The album kicks off with relaxed and spacey track called “Surfin’” that, for me, recalls some sort of weird, hypnotic clash between Thurston Moore’s Sonic Youth days, and the softer, more melodic side of the Melvins. About two and a half minutes in, the brothers abruptly shift your audible soundscape into fifty-one seconds of seemingly unstructured and over-dubbed, electro-surf rock white noise, which for whatever reason is enjoyable in its utter randomness. The two continue to evoke an ethereal tone thoroughly in keeping with the album title with the third track “Jeune Homme,” a slightly slower (and French) cover of fellow Canadian Mac Demarco’s “Blue Boy”. While the origins of the homage remain unclear, the two succinctly capture the careless mastery that defines Demarco’s song writing while managing to add their own flighty touch to it.
The fourth track, “Floff,” a somber yet beautiful instrumental, delves further into the powerful song writing ability that lies behind the two brothers, and is perhaps only a brief glimpse hidden in the temporally-limited canvas that is the album. “Time is Passing By” continues what they started in the first track, and is carried by both the drawling lyrics one might expect from a bored, philosophically bent escapist and a cow bell.

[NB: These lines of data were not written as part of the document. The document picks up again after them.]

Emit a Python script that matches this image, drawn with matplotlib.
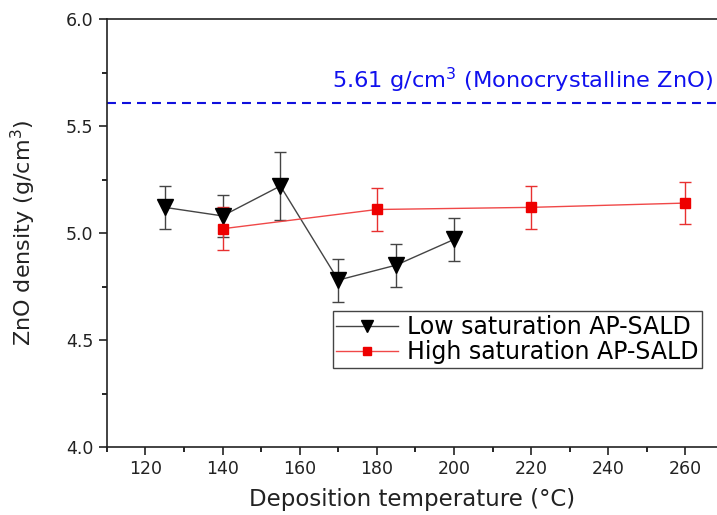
import matplotlib.pyplot as plt
from matplotlib.ticker import MultipleLocator

plt.rcParams['font.family'] = ['DejaVu Sans']

## data
low_T = [125, 140, 155, 170, 185, 200]
low_rho = [5.12, 5.08, 5.22, 4.78, 4.85, 4.97]
low_err = [0.10, 0.10, 0.16, 0.10, 0.10, 0.10]

high_T = [140, 180, 220, 260]
high_rho = [5.02, 5.11, 5.12, 5.14]
high_err = [0.10, 0.10, 0.10, 0.10]

mono_rho = 5.61

fig = plt.figure(figsize=(7.17, 5.15), dpi=100)
ax = fig.add_axes([0.149, 0.132, 0.851, 0.831])

# error bars first, lines + markers on top (labels only on the lines so
# the legend has no whiskers)
ax.errorbar(low_T, low_rho, yerr=low_err, fmt='none', ecolor='#444444',
            elinewidth=1.0, capsize=4.5, capthick=1.0, zorder=2)
ax.errorbar(high_T, high_rho, yerr=high_err, fmt='none', ecolor='#e83030',
            elinewidth=1.0, capsize=4.5, capthick=1.0, zorder=2)
ax.plot(low_T, low_rho, color='#444444', lw=1.0, marker='v', ms=11,
        mfc='black', mec='black', label='Low saturation AP-SALD', zorder=3)
ax.plot(high_T, high_rho, color='#f04848', lw=1.0, marker='s', ms=7.5,
        mfc='#ee0000', mec='#ee0000', label='High saturation AP-SALD', zorder=3)

ax.axhline(mono_rho, color='#1010dd', lw=1.5, ls=(0, (4.3, 2.9)))
ax.text(267.1, mono_rho + 0.035, '5.61 g/cm$^3$ (Monocrystalline ZnO)',
        color='#1010ee', fontsize=16.2, ha='right', va='bottom')

ax.set_xlim(110, 268.2)
ax.set_ylim(4.0, 6.0)
ax.xaxis.set_major_locator(MultipleLocator(20))
ax.xaxis.set_minor_locator(MultipleLocator(10))
ax.yaxis.set_major_locator(MultipleLocator(0.5))
ax.yaxis.set_minor_locator(MultipleLocator(0.25))
ax.yaxis.set_major_formatter(plt.FormatStrFormatter('%.1f'))

ax.tick_params(which='major', direction='out', length=6, width=1.2, labelsize=12.5, colors='#222222')
ax.tick_params(which='minor', direction='out', length=3.5, width=1.2)
ax.spines['right'].set_visible(False)
for s in ['left', 'bottom', 'top']:
    ax.spines[s].set_linewidth(1.2)
    ax.spines[s].set_color('#222222')

ax.set_xlabel('Deposition temperature (°C)', fontsize=16.5, color='#222222', labelpad=7)
ax.set_ylabel('ZnO density (g/cm$^3$)', fontsize=16, color='#222222', labelpad=20)

leg = ax.legend(loc='upper left', bbox_to_anchor=(0.370, 0.317), fontsize=17,
                frameon=True, fancybox=False, edgecolor='#444444', framealpha=1,
                handlelength=2.6, borderpad=0.15, labelspacing=0.05,
                handletextpad=0.4, borderaxespad=0, markerscale=0.75)
leg.get_frame().set_linewidth(1.0)

plt.savefig('out.png', dpi=100)
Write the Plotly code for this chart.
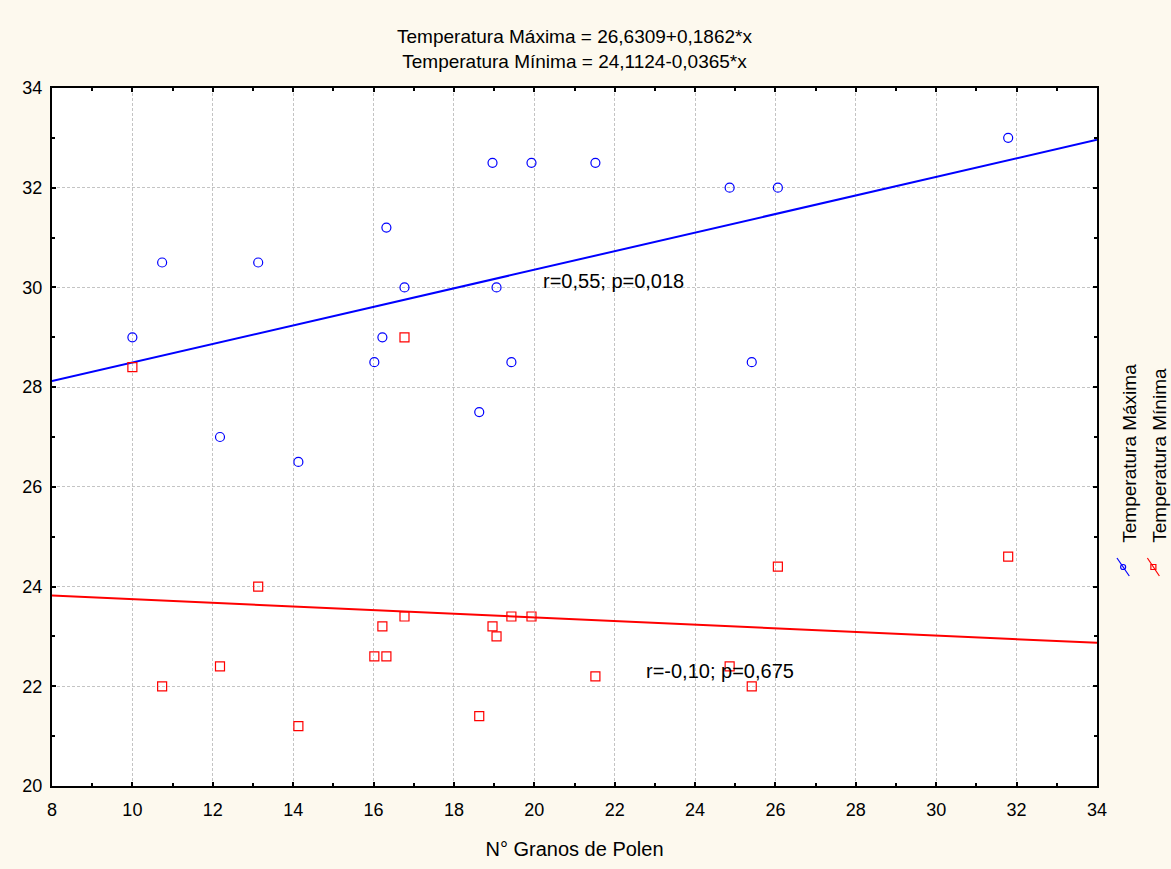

Taken together, Dreamy Boys is quite a minimalistic album. However, as with most punk music, this should not be conflated with a lack of creativity. For me, it is exactly this minimal randomness that makes indie records such as these brilliant in their own right. With the exception of the sound effects and the acoustic guitar (both of which play key roles), Dreamy Boys was recorded evenly between the two brothers, and it leaves you seriously wandering what they could do with a full length record. If this one is any indication, and they were to expand on the array of sounds explored here, Gosselin could follow this up by putting out four or five completely unrecognizable, yet equally great albums that cover everything from post-rock to surf-rock.